In 1950 Lucille Ball and Desi Arnaz formed Desilu Prods., and the huge success of “I Love Lucy” turned Desilu into a powerhouse that created many more TV series and owned two studio lots. Many successful years later, Variety ran a story on Aug 17, 1966, saying Desilu had firmed a lucrative deal with CBS for a fifth season of “The Lucy Show” and was debuting two one-hour series in the fall: “Star Trek” on NBC and “Mission: Impossible” on CBS.

That’s a pretty good slate for one year.

The series “Mission: Impossible,” under creator-producer-writer Bruce Geller, ran from 1966-73, but it was much slower to transfer to the bigscreen than its stablemate (the first “Star Trek” movie debuted in 1979). The film “Mission: Impossible,” which marked Cruise’s producing debut, bowed in 1996, and not everybody was excited.

In a May 20, 1996, review, Variety’s Greg Evans said, “Aside from the famous title and pulse-thumping theme song, the series rates only a bit higher than ‘Mannix’ ” in terms of inciting nostalgia for a 30-year-old TV series. However, Evans said the film was action-packed and well-made, and he predicted good business. In fact, it surpassed everyone’s expectations, earning a boffo $457 million worldwide.

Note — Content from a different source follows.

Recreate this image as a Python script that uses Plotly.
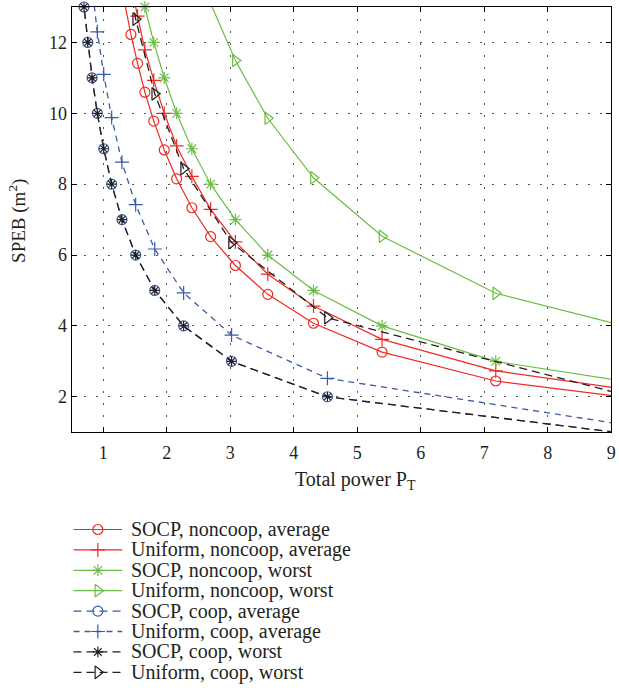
import plotly.graph_objects as go

W, H = 619, 690
X_RANGE = [0.5, 9]
Y_RANGE = [1, 13]

# ---- data ----
# Total power grid of the non-cooperative curves
pt_noncoop = [10.77, 7.18, 5.39, 4.31, 3.59, 3.08, 2.69, 2.395, 2.155, 1.96, 1.795, 1.655, 1.54, 1.435, 1.345]
# Total power grid of the cooperative curves
pt_coop = [9.06, 4.53, 3.02, 2.265, 1.81, 1.51, 1.294, 1.132, 1.007, 0.906, 0.824, 0.755, 0.697]

socp_noncoop_avg = [1.63, 2.445, 3.26, 4.075, 4.89, 5.705, 6.52, 7.335, 8.15, 8.965, 9.78, 10.595, 11.41, 12.225, 13.04]
uniform_noncoop_avg = [1.82, 2.73, 3.62, 4.56, 5.46, 6.37, 7.29, 8.22, 9.08, 10.0, 10.93, 11.79, 12.74, 13.65]
socp_noncoop_worst = [2.0, 3.0, 4.0, 5.0, 6.0, 7.0, 8.0, 9.0, 10.0, 11.0, 12.0, 13.0]
uniform_noncoop_worst = [3.28, 4.92, 6.53, 8.18, 9.86, 11.49, 13.1]
socp_coop_avg = [1.0, 2.0, 3.0, 4.0, 5.0, 6.0, 7.0, 8.0, 9.0, 10.0, 11.0, 12.0, 13.0]
uniform_coop_avg = [1.25, 2.52, 3.74, 4.93, 6.17, 7.42, 8.62, 9.88, 11.1, 12.3, 13.55]
socp_coop_worst = [1.0, 2.0, 3.0, 4.0, 5.0, 6.0, 7.0, 8.0, 9.0, 10.0, 11.0, 12.0, 13.0]
uniform_coop_worst = [2.12, 4.23, 6.35, 8.44, 10.55, 12.66, 14.8]

x_ticks = [1, 2, 3, 4, 5, 6, 7, 8, 9]
y_ticks = [2, 4, 6, 8, 10, 12]

names = [
    "SOCP, noncoop, average",
    "Uniform, noncoop, average",
    "SOCP, noncoop, worst",
    "Uniform, noncoop, worst",
    "SOCP, coop, average",
    "Uniform, coop, average",
    "SOCP, coop, worst",
    "Uniform, coop, worst",
]

# ---- styles ----
RED = "#ee2a24"
GREEN = "#6cbd45"
BLUE = "#3a5ba8"
BLACK = "#231f20"
TXT = "#231f20"
FONT = "Liberation Serif"
DASH_K = "8px,5px"
DASH_B = "6px,5px"

series = [
    (pt_noncoop, socp_noncoop_avg, RED, "solid", "circle-open", 10, 1.2),
    (pt_noncoop, uniform_noncoop_avg, RED, "solid", "cross-thin-open", 10, 1.2),
    (pt_noncoop, socp_noncoop_worst, GREEN, "solid", "asterisk-open", 10, 1.2),
    (pt_noncoop, uniform_noncoop_worst, GREEN, "solid", "triangle-right-open", 11, 1.2),
    (pt_coop, socp_coop_avg, BLUE, DASH_K, "circle-open", 10, 1.3),
    (pt_coop, uniform_coop_avg, BLUE, DASH_B, "cross-thin-open", 10, 1.3),
    (pt_coop, socp_coop_worst, BLACK, DASH_K, "asterisk-open", 8, 1.3),
    (pt_coop, uniform_coop_worst, BLACK, DASH_K, "triangle-right-open", 11, 1.3),
]

fig = go.Figure()

for xs_all, ys, col, dash, sym, msz, lw in series:
    xs = xs_all[: len(ys)]
    op = [1 if (X_RANGE[0] <= x <= X_RANGE[1] and Y_RANGE[0] - 0.01 <= y <= Y_RANGE[1] + 0.01) else 0
          for x, y in zip(xs, ys)]
    fig.add_trace(go.Scatter(
        x=xs, y=ys, mode="lines+markers",
        line=dict(color=col, width=lw, dash=dash),
        marker=dict(symbol=sym, size=msz, color=col, opacity=op,
                    line=dict(color=col, width=1.2)),
        cliponaxis=False, showlegend=False, hoverinfo="skip",
    ))

# ---- manual legend (drawn on a pixel-scaled overlay axis pair) ----
LEG_X0, LEG_X1 = 74, 123
LEG_TEXT_X = 130
LEG_Y0, LEG_DY = 529.5, 20.4
for i, (xs_all, ys, col, dash, sym, msz, lw) in enumerate(series):
    yy = LEG_Y0 + i * LEG_DY
    fig.add_trace(go.Scatter(
        x=[LEG_X0, (LEG_X0 + LEG_X1) / 2, LEG_X1], y=[yy, yy, yy],
        xaxis="x2", yaxis="y2", mode="lines+markers",
        line=dict(color=col, width=lw, dash=dash),
        marker=dict(symbol=sym, size=msz if msz > 8 else 9, color=col, opacity=[0, 1, 0],
                    line=dict(color=col, width=1.2)),
        showlegend=False, hoverinfo="skip",
    ))
    fig.add_annotation(
        x=LEG_TEXT_X / W, y=1 - yy / H, xref="paper", yref="paper",
        text=names[i], showarrow=False, xanchor="left", yanchor="middle",
        font=dict(family=FONT, size=20, color=TXT),
    )

PX_L, PX_R, PX_T, PX_B = 72, 615.3, 7, 432.2

axis_common = dict(
    showline=True, linecolor="black", linewidth=1, mirror="ticks",
    ticks="inside", ticklen=5, tickwidth=1, tickcolor="black",
    showgrid=True, gridcolor="#555555", gridwidth=1, griddash="2px,10px",
    zeroline=False, tickfont=dict(family=FONT, size=18, color=TXT),
    ticklabeloverflow="allow",
)

fig.update_layout(
    width=W, height=H,
    margin=dict(l=0, r=0, t=0, b=0),
    paper_bgcolor="white", plot_bgcolor="rgba(0,0,0,0)",
    showlegend=False,
    xaxis=dict(domain=[PX_L / W, PX_R / W], range=X_RANGE, tickvals=x_ticks,
               ticktext=[str(v) for v in x_ticks], anchor="y", ticklabelstandoff=4,
               **axis_common),
    yaxis=dict(domain=[1 - PX_B / H, 1 - PX_T / H], range=Y_RANGE, tickvals=y_ticks,
               ticktext=[str(v) for v in y_ticks], anchor="x", **axis_common),
    xaxis2=dict(domain=[0, 1], range=[0, W], visible=False, anchor="y2", fixedrange=True),
    yaxis2=dict(domain=[0, 1], range=[H, 0], visible=False, anchor="x2", fixedrange=True),
)

fig.add_annotation(
    x=358 / W, y=1 - 480 / H, xref="paper", yref="paper",
    text="Total power P<sub>T</sub>", showarrow=False, xanchor="center", yanchor="middle",
    font=dict(family=FONT, size=20, color=TXT),
)
fig.add_annotation(
    x=17 / W, y=1 - 221 / H, xref="paper", yref="paper",
    text="SPEB (m<sup>2</sup>)", showarrow=False, xanchor="center", yanchor="middle",
    textangle=-90, font=dict(family=FONT, size=19, color=TXT),
)

fig.write_html("out.html")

The fifth in the bigscreen franchise, the new “Mission: Impossible — Rogue Nation,” received a positive review from Variety’s Justin Chang, who reminded readers that “the Brad Bird-directed ‘Ghost Protocol’ overcame a slow start to become the series’ highest-grossing entry (nearly $700 million worldwide), suggesting there was still plenty of life in ‘Mission: Impossible’ — and in Tom Cruise’s career…”

Cruise made his film debut in “Endless Love” in 1981 when he was 19. He became a star in the 1983 “Risky Business,” and “Top Gun” was the top-grossing movie of 1986. Two years later, the 1988 “Cocktail” was a personal success of a different sort. The film earned a front-page banner in Daily Variety when it opened to a then-impressive $11.7 million weekend, a Buena Vista record. It wasn’t as big a hit as “Top Gun” but it was significant for the actor’s career, since it confirmed that audiences would go see him in a movie that was simply OK.

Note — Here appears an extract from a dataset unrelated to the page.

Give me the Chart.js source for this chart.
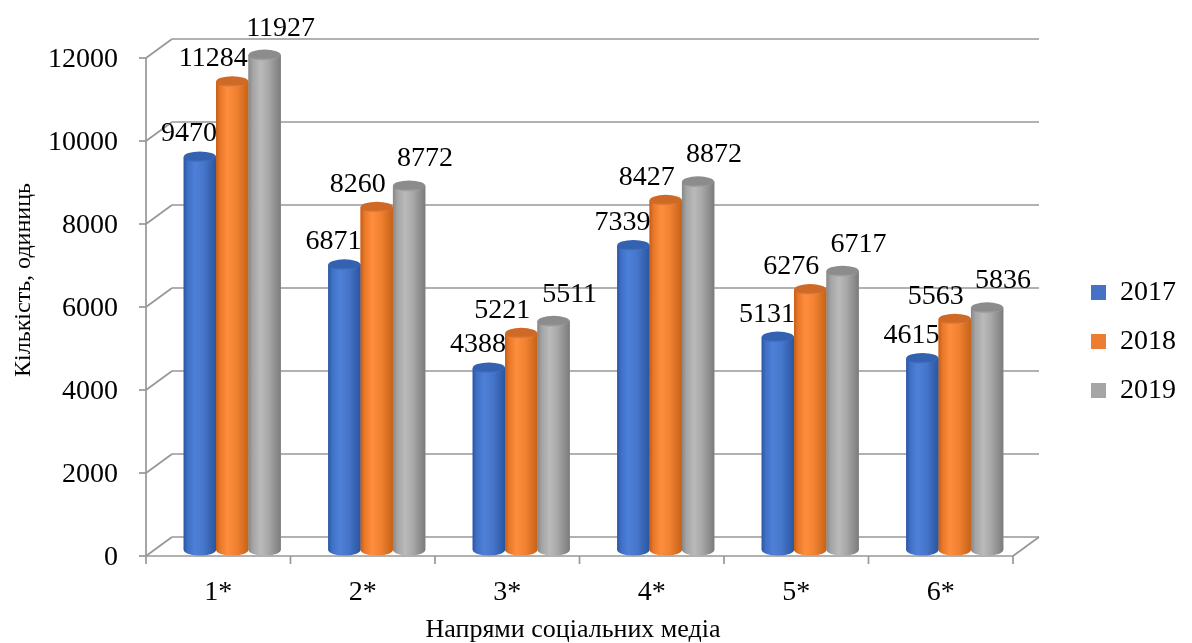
<!DOCTYPE html>
<html>
<head>
<meta charset="utf-8">
<script src="https://cdn.jsdelivr.net/npm/chart.js@4/dist/chart.umd.min.js"></script>
<style>
  html, body { margin: 0; padding: 0; background: #ffffff; }
  #wrap { width: 1192px; height: 643px; }
</style>
</head>
<body>
<div id="wrap"><canvas id="c" width="1192" height="643"></canvas></div>
<script>
// ---- data ----
const categories = ['1*', '2*', '3*', '4*', '5*', '6*'];
const years = ['2017', '2018', '2019'];
const values2017 = [9470, 6871, 4388, 7339, 5131, 4615];
const values2018 = [11284, 8260, 5221, 8427, 6276, 5563];
const values2019 = [11927, 8772, 5511, 8872, 6717, 5836];
const yTickValues = [0, 2000, 4000, 6000, 8000, 10000, 12000];
const yAxisTitle = 'Кількість, одиниць';
const xAxisTitle = 'Напрями соціальних медіа';

// ---- styling ----
const FONT = '"Liberation Serif", "Times New Roman", serif';
const BASE_COLORS = ['#4472C4', '#ED7D31', '#A5A5A5'];
const BODY_STOPS = [
  [[0, '#2b57a2'], [0.12, '#3f70c6'], [0.35, '#4e80d8'], [0.62, '#4676cb'], [1, '#2a559f']],
  [[0, '#c25d1a'], [0.12, '#e87827'], [0.35, '#fe8e3d'], [0.62, '#f18232'], [1, '#c66216']],
  [[0, '#878787'], [0.14, '#a5a5a5'], [0.38, '#bababa'], [0.62, '#a8a8a8'], [1, '#7b7b7b']]
];
const TOP_COLORS = [['#3461b0', '#4b7bd0'], ['#cf6a26', '#f08a44'], ['#8c8c8c', '#a9a9a9']];
const LABEL_DX = [-11, -19, 16];
const LABEL_GAP = [10, 10, 14];
const FRONT = { dx: -14, dy: 6 };   // front edge of the floor / side wall
const BACK = { dx: 12, dy: -13 };   // back wall
const LINE_COLOR = '#979797';
const CYL_RY = 5.5;

const seg = (ctx, x1, y1, x2, y2) => {
  ctx.beginPath(); ctx.moveTo(x1, y1); ctx.lineTo(x2, y2); ctx.stroke();
};

// 3D frame: back wall grid, side wall, floor, tick marks, titles
const frame3d = {
  id: 'frame3d',
  beforeDatasetsDraw(chart) {
    const { ctx, chartArea: { left, right }, scales: { x: xs, y: ys } } = chart;
    ctx.save();
    ctx.strokeStyle = LINE_COLOR;
    ctx.lineWidth = 1.7;
    ys.ticks.forEach(t => {
      const y = ys.getPixelForValue(t.value);
      seg(ctx, left + BACK.dx, y + BACK.dy, right + BACK.dx, y + BACK.dy);
      seg(ctx, left + FRONT.dx, y + FRONT.dy, left + BACK.dx, y + BACK.dy);
      seg(ctx, left + FRONT.dx - 7, y + FRONT.dy, left + FRONT.dx, y + FRONT.dy);
    });
    const y0 = ys.getPixelForValue(ys.min);
    const yTop = ys.getPixelForValue(ys.max);
    seg(ctx, left + FRONT.dx, y0 + FRONT.dy, left + FRONT.dx, yTop + FRONT.dy);
    seg(ctx, left + FRONT.dx, y0 + FRONT.dy, right + FRONT.dx, y0 + FRONT.dy);
    seg(ctx, right + FRONT.dx, y0 + FRONT.dy, right + BACK.dx, y0 + BACK.dy);
    const step = xs.getPixelForValue(1) - xs.getPixelForValue(0);
    for (let i = 0; i <= categories.length; i++) {
      const x = xs.getPixelForValue(0) - step / 2 + i * step + FRONT.dx;
      seg(ctx, x, y0 + FRONT.dy, x, y0 + FRONT.dy + 8);
    }
    ctx.restore();
  },
  afterDatasetsDraw(chart) {
    const { ctx } = chart;
    ctx.save();
    // cylinders, drawn cluster by cluster, left to right
    for (let i = 0; i < categories.length; i++) {
      chart.data.datasets.forEach((ds, d) => {
        const el = chart.getDatasetMeta(d).data[i];
        const { x, y, base, width } = el.getProps(['x', 'y', 'base', 'width'], true);
        const rx = width / 2, x0 = x - rx;
        const g = ctx.createLinearGradient(x0, 0, x0 + width, 0);
        BODY_STOPS[d].forEach(([o, c]) => g.addColorStop(o, c));
        ctx.beginPath();
        ctx.rect(x0, y, width, base - y);
        ctx.moveTo(x + rx, base);
        ctx.ellipse(x, base, rx, CYL_RY, 0, 0, Math.PI);
        ctx.fillStyle = g;
        ctx.fill();
        const tg = ctx.createLinearGradient(0, y - CYL_RY, 0, y + CYL_RY);
        tg.addColorStop(0, TOP_COLORS[d][0]);
        tg.addColorStop(0.75, TOP_COLORS[d][0]);
        tg.addColorStop(1, TOP_COLORS[d][1]);
        ctx.beginPath();
        ctx.ellipse(x, y, rx, CYL_RY, 0, 0, Math.PI * 2);
        ctx.fillStyle = tg;
        ctx.fill();
      });
    }
    // value labels
    ctx.fillStyle = '#000';
    ctx.font = '28px ' + FONT;
    ctx.textAlign = 'center';
    ctx.textBaseline = 'alphabetic';
    chart.data.datasets.forEach((ds, d) => {
      chart.getDatasetMeta(d).data.forEach((el, i) => {
        const { x, y } = el.getProps(['x', 'y'], true);
        ctx.fillText(String(ds.data[i]), x + LABEL_DX[d], y - CYL_RY - LABEL_GAP[d]);
      });
    });
    // axis titles
    ctx.font = '26px ' + FONT;
    ctx.textBaseline = 'alphabetic';
    ctx.fillText(xAxisTitle, 573, 637);
    ctx.font = '24px ' + FONT;
    ctx.translate(24, 280);
    ctx.rotate(-Math.PI / 2);
    ctx.textBaseline = 'middle';
    ctx.fillText(yAxisTitle, 0, 0);
    ctx.restore();
  }
};

const series = [values2017, values2018, values2019];

new Chart(document.getElementById('c'), {
  type: 'bar',
  data: {
    labels: categories,
    datasets: years.map((yr, d) => ({
      label: yr,
      data: series[d],
      backgroundColor: BASE_COLORS[d],
      borderWidth: 0,
      barPercentage: 1,
      categoryPercentage: 0.672
    }))
  },
  options: {
    responsive: false,
    animation: false,
    devicePixelRatio: 1,
    layout: { padding: { top: 52, bottom: 12, left: 0, right: 6 } },
    plugins: {
      legend: {
        position: 'right',
        labels: {
          boxWidth: 15,
          boxHeight: 15,
          padding: 21,
          color: '#000',
          font: { family: FONT, size: 28 }
        }
      },
      tooltip: { enabled: false }
    },
    scales: {
      x: {
        grid: { display: false, drawTicks: false },
        border: { display: false },
        ticks: {
          color: '#000',
          font: { family: FONT, size: 28 },
          labelOffset: FRONT.dx,
          padding: 26,
          maxRotation: 0
        },
        afterFit(s) { s.height = 81; s.paddingLeft = 0; s.paddingRight = 0; }
      },
      y: {
        min: 0,
        max: 12000,
        grid: { display: false, drawTicks: false },
        border: { display: false },
        afterBuildTicks(s) { s.ticks = yTickValues.map(v => ({ value: v })); },
        ticks: {
          color: '#000',
          font: { family: FONT, size: 28 },
          labelOffset: 8,
          padding: 42,
          callback: v => String(v)
        },
        afterFit(s) { s.width = 160; s.paddingTop = 0; s.paddingBottom = 0; }
      },
      gap: {
        type: 'linear',
        position: 'right',
        display: true,
        grid: { display: false, drawTicks: false },
        border: { display: false },
        ticks: { display: false },
        afterFit(s) { s.width = 43; s.paddingTop = 0; s.paddingBottom = 0; }
      }
    }
  },
  plugins: [frame3d]
});
</script>
</body>
</html>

Cruise first played Ethan Hunt 19 years ago, which means he is ahead of Hugh Jackman (15 years and counting as Wolverine); Johnny Weissmuller (16 years as Tarzan) and Sigourney Weaver (18 years as Ripley). But he’s far behind Harrison Ford (27 years as Indiana Jones), Arnold Schwarzenegger (31 years as the Terminator), Anthony Daniels (38 years as C-3PO), Sylvester Stallone (39 years as Rocky Balboa) — and Leonard Nimoy, who played Spock over a period of 47 years.

This month La-La Land Records is issuing a six-CD package “Mission: Impossible — the Television Scores” in a limited-edition box set produced by frequent Variety contributor Jon Burlingame. It contains music from the seven years of the TV show, including that “pulse-thumping theme song,” which still works as well as when Lalo Schifrin wrote it 49 years ago.